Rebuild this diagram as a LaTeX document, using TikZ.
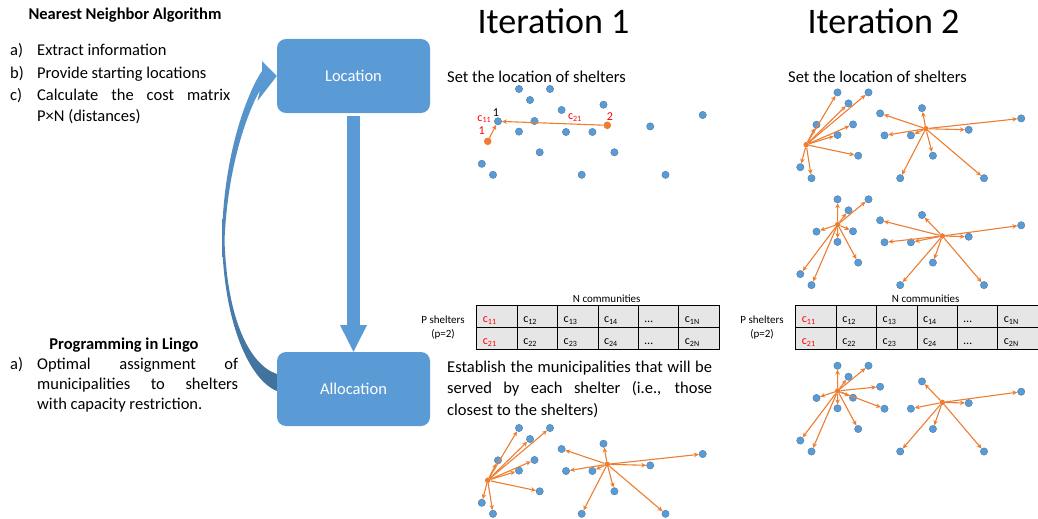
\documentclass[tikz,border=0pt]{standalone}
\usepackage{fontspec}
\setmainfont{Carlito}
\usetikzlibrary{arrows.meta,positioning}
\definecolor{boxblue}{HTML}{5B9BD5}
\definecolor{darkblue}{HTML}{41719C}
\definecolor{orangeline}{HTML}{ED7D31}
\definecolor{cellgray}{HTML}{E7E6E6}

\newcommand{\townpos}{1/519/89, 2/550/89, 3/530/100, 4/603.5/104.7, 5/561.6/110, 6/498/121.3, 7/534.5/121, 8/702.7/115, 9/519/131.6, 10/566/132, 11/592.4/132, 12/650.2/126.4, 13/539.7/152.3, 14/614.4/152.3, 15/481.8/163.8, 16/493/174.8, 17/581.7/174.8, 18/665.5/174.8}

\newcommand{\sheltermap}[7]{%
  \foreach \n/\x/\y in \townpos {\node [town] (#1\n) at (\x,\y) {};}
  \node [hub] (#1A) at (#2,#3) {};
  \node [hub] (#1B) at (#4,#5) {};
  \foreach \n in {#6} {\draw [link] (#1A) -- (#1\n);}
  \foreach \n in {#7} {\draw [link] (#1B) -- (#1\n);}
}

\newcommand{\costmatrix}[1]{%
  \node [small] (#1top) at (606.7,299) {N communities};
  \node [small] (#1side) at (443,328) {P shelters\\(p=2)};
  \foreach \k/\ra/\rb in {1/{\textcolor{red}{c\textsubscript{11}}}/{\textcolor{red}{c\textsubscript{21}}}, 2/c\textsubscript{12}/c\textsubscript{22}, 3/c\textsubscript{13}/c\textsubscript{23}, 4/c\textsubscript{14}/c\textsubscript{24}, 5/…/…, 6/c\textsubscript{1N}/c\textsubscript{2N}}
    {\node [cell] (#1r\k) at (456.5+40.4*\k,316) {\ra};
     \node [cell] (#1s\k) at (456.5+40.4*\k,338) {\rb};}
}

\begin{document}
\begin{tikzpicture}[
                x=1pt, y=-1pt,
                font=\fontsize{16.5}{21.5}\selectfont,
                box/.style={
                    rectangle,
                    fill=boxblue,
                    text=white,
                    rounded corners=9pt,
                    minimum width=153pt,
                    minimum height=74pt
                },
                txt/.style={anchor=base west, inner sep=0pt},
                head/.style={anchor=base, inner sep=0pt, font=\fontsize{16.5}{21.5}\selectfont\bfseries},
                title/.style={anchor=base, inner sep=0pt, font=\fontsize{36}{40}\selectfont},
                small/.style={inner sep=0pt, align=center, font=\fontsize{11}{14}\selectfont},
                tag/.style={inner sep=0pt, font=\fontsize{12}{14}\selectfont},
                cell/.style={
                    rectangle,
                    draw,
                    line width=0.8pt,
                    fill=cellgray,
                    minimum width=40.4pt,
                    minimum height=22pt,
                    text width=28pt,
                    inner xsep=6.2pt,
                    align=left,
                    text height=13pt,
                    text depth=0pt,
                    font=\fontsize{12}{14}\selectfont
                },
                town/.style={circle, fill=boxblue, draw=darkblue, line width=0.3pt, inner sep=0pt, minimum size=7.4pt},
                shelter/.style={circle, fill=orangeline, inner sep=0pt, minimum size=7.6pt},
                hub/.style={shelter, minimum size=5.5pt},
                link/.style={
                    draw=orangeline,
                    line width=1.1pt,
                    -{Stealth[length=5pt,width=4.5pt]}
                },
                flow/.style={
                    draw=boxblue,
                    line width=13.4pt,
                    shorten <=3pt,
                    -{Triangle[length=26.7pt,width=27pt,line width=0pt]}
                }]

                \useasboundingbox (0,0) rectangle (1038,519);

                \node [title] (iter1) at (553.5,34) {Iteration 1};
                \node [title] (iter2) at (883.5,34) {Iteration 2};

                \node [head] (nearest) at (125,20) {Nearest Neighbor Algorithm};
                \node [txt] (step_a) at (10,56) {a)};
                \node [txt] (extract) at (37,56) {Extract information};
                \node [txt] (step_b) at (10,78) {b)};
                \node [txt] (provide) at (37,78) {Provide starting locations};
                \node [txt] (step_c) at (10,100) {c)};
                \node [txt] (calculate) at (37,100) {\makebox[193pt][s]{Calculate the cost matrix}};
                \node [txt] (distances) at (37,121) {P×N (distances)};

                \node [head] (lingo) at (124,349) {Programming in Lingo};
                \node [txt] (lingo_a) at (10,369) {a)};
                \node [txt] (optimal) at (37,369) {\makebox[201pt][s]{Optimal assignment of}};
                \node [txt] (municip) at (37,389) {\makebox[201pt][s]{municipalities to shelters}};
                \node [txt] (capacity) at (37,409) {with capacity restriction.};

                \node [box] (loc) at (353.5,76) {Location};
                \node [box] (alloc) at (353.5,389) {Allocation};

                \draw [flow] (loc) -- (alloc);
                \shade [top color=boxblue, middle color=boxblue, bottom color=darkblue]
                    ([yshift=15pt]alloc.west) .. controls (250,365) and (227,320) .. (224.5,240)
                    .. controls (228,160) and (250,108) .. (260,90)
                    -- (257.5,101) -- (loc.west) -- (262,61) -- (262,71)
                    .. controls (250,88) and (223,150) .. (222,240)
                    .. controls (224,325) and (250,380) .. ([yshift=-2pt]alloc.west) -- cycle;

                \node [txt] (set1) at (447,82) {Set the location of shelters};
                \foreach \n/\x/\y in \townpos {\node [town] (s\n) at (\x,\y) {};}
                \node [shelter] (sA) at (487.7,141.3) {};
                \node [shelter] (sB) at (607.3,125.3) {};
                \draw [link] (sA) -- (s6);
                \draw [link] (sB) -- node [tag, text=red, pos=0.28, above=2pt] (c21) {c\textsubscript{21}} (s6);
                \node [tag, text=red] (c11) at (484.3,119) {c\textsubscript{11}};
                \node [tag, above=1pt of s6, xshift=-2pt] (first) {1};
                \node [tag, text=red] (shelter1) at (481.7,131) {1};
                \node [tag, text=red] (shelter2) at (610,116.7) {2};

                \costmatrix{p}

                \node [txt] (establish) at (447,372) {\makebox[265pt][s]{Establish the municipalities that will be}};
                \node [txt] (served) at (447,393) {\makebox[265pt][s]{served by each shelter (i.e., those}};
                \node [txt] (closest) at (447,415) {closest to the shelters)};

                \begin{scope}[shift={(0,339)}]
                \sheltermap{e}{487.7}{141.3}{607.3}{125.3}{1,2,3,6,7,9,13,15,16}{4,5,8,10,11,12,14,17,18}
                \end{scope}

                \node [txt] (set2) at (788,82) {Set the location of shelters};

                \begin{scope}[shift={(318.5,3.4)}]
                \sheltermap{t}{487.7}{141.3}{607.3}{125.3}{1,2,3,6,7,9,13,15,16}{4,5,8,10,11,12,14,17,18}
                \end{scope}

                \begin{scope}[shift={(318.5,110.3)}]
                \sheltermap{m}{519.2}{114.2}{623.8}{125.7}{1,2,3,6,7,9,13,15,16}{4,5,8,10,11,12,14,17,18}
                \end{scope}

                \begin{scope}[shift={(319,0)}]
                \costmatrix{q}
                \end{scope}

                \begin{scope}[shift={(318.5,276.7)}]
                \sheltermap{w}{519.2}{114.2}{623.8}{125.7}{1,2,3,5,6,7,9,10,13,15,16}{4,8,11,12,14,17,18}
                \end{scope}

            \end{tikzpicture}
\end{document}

■ ■ ■ ■ ■

Omit any images, then output the listing exactly.

**Exercise result:**
Rebuild this diagram as a LaTeX document, using TikZ.
\documentclass[tikz,border=0pt]{standalone}
\usepackage{fontspec}
\setmainfont{Carlito}
\usetikzlibrary{arrows.meta,positioning}
\definecolor{boxblue}{HTML}{5B9BD5}
\definecolor{darkblue}{HTML}{41719C}
\definecolor{orangeline}{HTML}{ED7D31}
\definecolor{cellgray}{HTML}{E7E6E6}

\newcommand{\townpos}{1/519/89, 2/550/89, 3/530/100, 4/603.5/104.7, 5/561.6/110, 6/498/121.3, 7/534.5/121, 8/702.7/115, 9/519/131.6, 10/566/132, 11/592.4/132, 12/650.2/126.4, 13/539.7/152.3, 14/614.4/152.3, 15/481.8/163.8, 16/493/174.8, 17/581.7/174.8, 18/665.5/174.8}

\newcommand{\sheltermap}[7]{%
  \foreach \n/\x/\y in \townpos {\node [town] (#1\n) at (\x,\y) {};}
  \node [hub] (#1A) at (#2,#3) {};
  \node [hub] (#1B) at (#4,#5) {};
  \foreach \n in {#6} {\draw [link] (#1A) -- (#1\n);}
  \foreach \n in {#7} {\draw [link] (#1B) -- (#1\n);}
}

\newcommand{\costmatrix}[1]{%
  \node [small] (#1top) at (606.7,299) {N communities};
  \node [small] (#1side) at (443,328) {P shelters\\(p=2)};
  \foreach \k/\ra/\rb in {1/{\textcolor{red}{c\textsubscript{11}}}/{\textcolor{red}{c\textsubscript{21}}}, 2/c\textsubscript{12}/c\textsubscript{22}, 3/c\textsubscript{13}/c\textsubscript{23}, 4/c\textsubscript{14}/c\textsubscript{24}, 5/…/…, 6/c\textsubscript{1N}/c\textsubscript{2N}}
    {\node [cell] (#1r\k) at (456.5+40.4*\k,316) {\ra};
     \node [cell] (#1s\k) at (456.5+40.4*\k,338) {\rb};}
}

\begin{document}
\begin{tikzpicture}[
                x=1pt, y=-1pt,
                font=\fontsize{16.5}{21.5}\selectfont,
                box/.style={
                    rectangle,
                    fill=boxblue,
                    text=white,
                    rounded corners=9pt,
                    minimum width=153pt,
                    minimum height=74pt
                },
                txt/.style={anchor=base west, inner sep=0pt},
                head/.style={anchor=base, inner sep=0pt, font=\fontsize{16.5}{21.5}\selectfont\bfseries},
                title/.style={anchor=base, inner sep=0pt, font=\fontsize{36}{40}\selectfont},
                small/.style={inner sep=0pt, align=center, font=\fontsize{11}{14}\selectfont},
                tag/.style={inner sep=0pt, font=\fontsize{12}{14}\selectfont},
                cell/.style={
                    rectangle,
                    draw,
                    line width=0.8pt,
                    fill=cellgray,
                    minimum width=40.4pt,
                    minimum height=22pt,
                    text width=28pt,
                    inner xsep=6.2pt,
                    align=left,
                    text height=13pt,
                    text depth=0pt,
                    font=\fontsize{12}{14}\selectfont
                },
                town/.style={circle, fill=boxblue, draw=darkblue, line width=0.3pt, inner sep=0pt, minimum size=7.4pt},
                shelter/.style={circle, fill=orangeline, inner sep=0pt, minimum size=7.6pt},
                hub/.style={shelter, minimum size=5.5pt},
                link/.style={
                    draw=orangeline,
                    line width=1.1pt,
                    -{Stealth[length=5pt,width=4.5pt]}
                },
                flow/.style={
                    draw=boxblue,
                    line width=13.4pt,
                    shorten <=3pt,
                    -{Triangle[length=26.7pt,width=27pt,line width=0pt]}
                }]

                \useasboundingbox (0,0) rectangle (1038,519);

                \node [title] (iter1) at (553.5,34) {Iteration 1};
                \node [title] (iter2) at (883.5,34) {Iteration 2};

                \node [head] (nearest) at (125,20) {Nearest Neighbor Algorithm};
                \node [txt] (step_a) at (10,56) {a)};
                \node [txt] (extract) at (37,56) {Extract information};
                \node [txt] (step_b) at (10,78) {b)};
                \node [txt] (provide) at (37,78) {Provide starting locations};
                \node [txt] (step_c) at (10,100) {c)};
                \node [txt] (calculate) at (37,100) {\makebox[193pt][s]{Calculate the cost matrix}};
                \node [txt] (distances) at (37,121) {P×N (distances)};

                \node [head] (lingo) at (124,349) {Programming in Lingo};
                \node [txt] (lingo_a) at (10,369) {a)};
                \node [txt] (optimal) at (37,369) {\makebox[201pt][s]{Optimal assignment of}};
                \node [txt] (municip) at (37,389) {\makebox[201pt][s]{municipalities to shelters}};
                \node [txt] (capacity) at (37,409) {with capacity restriction.};

                \node [box] (loc) at (353.5,76) {Location};
                \node [box] (alloc) at (353.5,389) {Allocation};

                \draw [flow] (loc) -- (alloc);
                \shade [top color=boxblue, middle color=boxblue, bottom color=darkblue]
                    ([yshift=15pt]alloc.west) .. controls (250,365) and (227,320) .. (224.5,240)
                    .. controls (228,160) and (250,108) .. (260,90)
                    -- (257.5,101) -- (loc.west) -- (262,61) -- (262,71)
                    .. controls (250,88) and (223,150) .. (222,240)
                    .. controls (224,325) and (250,380) .. ([yshift=-2pt]alloc.west) -- cycle;

                \node [txt] (set1) at (447,82) {Set the location of shelters};
                \foreach \n/\x/\y in \townpos {\node [town] (s\n) at (\x,\y) {};}
                \node [shelter] (sA) at (487.7,141.3) {};
                \node [shelter] (sB) at (607.3,125.3) {};
                \draw [link] (sA) -- (s6);
                \draw [link] (sB) -- node [tag, text=red, pos=0.28, above=2pt] (c21) {c\textsubscript{21}} (s6);
                \node [tag, text=red] (c11) at (484.3,119) {c\textsubscript{11}};
                \node [tag, above=1pt of s6, xshift=-2pt] (first) {1};
                \node [tag, text=red] (shelter1) at (481.7,131) {1};
                \node [tag, text=red] (shelter2) at (610,116.7) {2};

                \costmatrix{p}

                \node [txt] (establish) at (447,372) {\makebox[265pt][s]{Establish the municipalities that will be}};
                \node [txt] (served) at (447,393) {\makebox[265pt][s]{served by each shelter (i.e., those}};
                \node [txt] (closest) at (447,415) {closest to the shelters)};

                \begin{scope}[shift={(0,339)}]
                \sheltermap{e}{487.7}{141.3}{607.3}{125.3}{1,2,3,6,7,9,13,15,16}{4,5,8,10,11,12,14,17,18}
                \end{scope}

                \node [txt] (set2) at (788,82) {Set the location of shelters};

                \begin{scope}[shift={(318.5,3.4)}]
                \sheltermap{t}{487.7}{141.3}{607.3}{125.3}{1,2,3,6,7,9,13,15,16}{4,5,8,10,11,12,14,17,18}
                \end{scope}

                \begin{scope}[shift={(318.5,110.3)}]
                \sheltermap{m}{519.2}{114.2}{623.8}{125.7}{1,2,3,6,7,9,13,15,16}{4,5,8,10,11,12,14,17,18}
                \end{scope}

                \begin{scope}[shift={(319,0)}]
                \costmatrix{q}
                \end{scope}

                \begin{scope}[shift={(318.5,276.7)}]
                \sheltermap{w}{519.2}{114.2}{623.8}{125.7}{1,2,3,5,6,7,9,10,13,15,16}{4,8,11,12,14,17,18}
                \end{scope}

            \end{tikzpicture}
\end{document}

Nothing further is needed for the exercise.